Twixmas at Troon
Ok, I hate the term “Twixmas” too, but I like alliteration! We set off for three nights of relaxation by the Ayrshire coast between Christmas and New Year, our stay at the Marine Hotel, Troon, being quite a bargain. And the sun shone on us again, especially the first day.
Irvine to Troon
On Day 1, we caught the train one stop to Irvine and walked back along the beach. Irvine is one of Scotland’s 1960s New Towns, but the Harbourside retains the charm of an older world. It also has a cracking view of Arran.
Leaving the Harbourside, we soon came across a dragon – a red sandstone one, anyway – which we stopped to admire before making our way along the sands back to Troon.
The next day, we drove inland to the old ironworks at Dunaskin. A relic of the Industrial Revolution, the works had previously been open as a museum but that failed about a decade ago and the site is now used by the Ayrshire Railway Preservation Group. Climbing the hill behind Dunaskin, in the path of an old horse-drawn tramway which was used to transport the iron ore, you come to the ruins of two old villages, Lethanhill and Burnfoothill (collectively known as the ‘Hill) which were built close to the mines. They were only abandoned in the 1950s and are now being absorbed into the forest.
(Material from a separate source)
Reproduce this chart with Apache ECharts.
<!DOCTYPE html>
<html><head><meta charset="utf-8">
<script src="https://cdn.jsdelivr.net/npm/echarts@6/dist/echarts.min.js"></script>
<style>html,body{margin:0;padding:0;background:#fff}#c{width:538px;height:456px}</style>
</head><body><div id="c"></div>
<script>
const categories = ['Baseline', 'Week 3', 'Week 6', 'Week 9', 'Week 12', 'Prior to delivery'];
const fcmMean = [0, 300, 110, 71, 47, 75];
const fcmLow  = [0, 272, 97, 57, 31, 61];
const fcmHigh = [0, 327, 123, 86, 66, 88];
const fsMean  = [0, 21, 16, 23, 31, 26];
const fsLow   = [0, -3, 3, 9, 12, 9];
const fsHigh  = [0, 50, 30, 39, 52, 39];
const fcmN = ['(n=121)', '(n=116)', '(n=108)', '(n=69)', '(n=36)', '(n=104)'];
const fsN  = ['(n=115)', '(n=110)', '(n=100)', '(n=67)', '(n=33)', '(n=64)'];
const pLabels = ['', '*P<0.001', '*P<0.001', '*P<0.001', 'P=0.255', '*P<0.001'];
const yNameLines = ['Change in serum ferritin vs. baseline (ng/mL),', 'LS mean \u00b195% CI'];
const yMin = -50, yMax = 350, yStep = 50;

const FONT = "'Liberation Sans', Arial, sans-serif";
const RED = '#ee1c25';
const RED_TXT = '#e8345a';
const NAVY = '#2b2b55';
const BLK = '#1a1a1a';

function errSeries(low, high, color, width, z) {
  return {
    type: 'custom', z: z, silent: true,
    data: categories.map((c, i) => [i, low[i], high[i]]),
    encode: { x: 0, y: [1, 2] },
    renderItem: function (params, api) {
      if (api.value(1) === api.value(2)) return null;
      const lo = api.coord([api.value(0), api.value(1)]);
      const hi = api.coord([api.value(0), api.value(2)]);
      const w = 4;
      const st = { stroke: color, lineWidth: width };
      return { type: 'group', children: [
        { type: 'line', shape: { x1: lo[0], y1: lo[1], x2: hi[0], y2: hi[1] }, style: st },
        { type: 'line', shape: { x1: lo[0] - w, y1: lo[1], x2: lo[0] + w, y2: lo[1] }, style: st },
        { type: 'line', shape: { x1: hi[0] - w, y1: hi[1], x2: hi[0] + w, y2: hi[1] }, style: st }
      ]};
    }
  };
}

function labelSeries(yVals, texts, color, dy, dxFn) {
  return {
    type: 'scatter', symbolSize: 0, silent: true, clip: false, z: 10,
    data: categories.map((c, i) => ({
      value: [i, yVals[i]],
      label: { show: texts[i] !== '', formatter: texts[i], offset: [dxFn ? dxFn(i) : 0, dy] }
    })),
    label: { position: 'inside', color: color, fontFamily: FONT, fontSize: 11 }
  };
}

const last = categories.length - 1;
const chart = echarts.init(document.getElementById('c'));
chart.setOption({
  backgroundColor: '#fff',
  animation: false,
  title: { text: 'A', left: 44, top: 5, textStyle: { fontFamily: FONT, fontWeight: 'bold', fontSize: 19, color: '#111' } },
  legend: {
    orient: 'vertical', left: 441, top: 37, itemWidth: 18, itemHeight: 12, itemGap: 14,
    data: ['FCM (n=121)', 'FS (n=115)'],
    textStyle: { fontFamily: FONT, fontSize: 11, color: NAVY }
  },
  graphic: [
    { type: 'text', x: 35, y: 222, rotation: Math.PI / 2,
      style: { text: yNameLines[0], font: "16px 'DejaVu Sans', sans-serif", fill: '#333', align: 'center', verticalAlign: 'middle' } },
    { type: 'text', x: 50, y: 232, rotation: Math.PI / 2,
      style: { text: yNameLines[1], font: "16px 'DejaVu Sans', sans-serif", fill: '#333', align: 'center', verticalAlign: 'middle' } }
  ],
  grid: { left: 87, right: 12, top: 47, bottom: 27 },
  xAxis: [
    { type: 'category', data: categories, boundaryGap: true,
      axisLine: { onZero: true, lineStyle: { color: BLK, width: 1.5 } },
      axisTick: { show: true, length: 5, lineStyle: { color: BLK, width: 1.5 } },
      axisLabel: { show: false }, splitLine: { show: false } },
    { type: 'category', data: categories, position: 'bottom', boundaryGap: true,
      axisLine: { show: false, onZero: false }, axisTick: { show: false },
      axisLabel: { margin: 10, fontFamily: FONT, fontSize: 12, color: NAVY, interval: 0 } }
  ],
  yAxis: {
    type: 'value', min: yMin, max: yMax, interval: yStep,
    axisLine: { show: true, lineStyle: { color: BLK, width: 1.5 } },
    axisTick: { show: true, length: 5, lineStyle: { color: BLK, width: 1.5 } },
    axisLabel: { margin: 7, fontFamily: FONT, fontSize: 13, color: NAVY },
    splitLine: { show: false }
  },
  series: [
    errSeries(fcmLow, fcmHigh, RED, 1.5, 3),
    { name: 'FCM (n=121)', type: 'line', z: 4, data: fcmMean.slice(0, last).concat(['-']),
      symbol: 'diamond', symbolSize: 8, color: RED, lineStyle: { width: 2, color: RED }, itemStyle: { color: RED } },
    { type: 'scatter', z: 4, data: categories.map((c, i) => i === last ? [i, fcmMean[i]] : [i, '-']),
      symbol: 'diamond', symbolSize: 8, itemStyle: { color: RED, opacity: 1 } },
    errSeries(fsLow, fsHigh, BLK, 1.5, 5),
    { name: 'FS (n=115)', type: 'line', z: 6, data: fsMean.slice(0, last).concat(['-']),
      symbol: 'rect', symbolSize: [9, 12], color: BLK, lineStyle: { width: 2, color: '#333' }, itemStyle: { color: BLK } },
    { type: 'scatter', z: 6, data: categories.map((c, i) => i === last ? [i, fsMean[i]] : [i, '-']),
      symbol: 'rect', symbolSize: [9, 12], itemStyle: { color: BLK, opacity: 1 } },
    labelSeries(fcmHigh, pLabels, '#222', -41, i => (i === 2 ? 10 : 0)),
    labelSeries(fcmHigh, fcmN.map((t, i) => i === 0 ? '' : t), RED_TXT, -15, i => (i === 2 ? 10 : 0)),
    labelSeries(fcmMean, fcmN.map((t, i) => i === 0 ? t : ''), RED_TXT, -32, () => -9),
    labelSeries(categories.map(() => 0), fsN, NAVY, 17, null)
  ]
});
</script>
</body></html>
The plateau is crossed by several old railway tracks – we followed one of these for a while before descending back down to Dunaskin.
The way down was very boggy and didn’t please me much – especially when it transpired that the last part of the route we were following was blocked by a new landowner. Fortunately, there were people in the ironworks working on the trains so we were able to find our way out through an open gate.
Troon at dusk
Finally, we had some beautiful sunsets. The volcanic plug rising from the sea in the first picture is Ailsa Craig.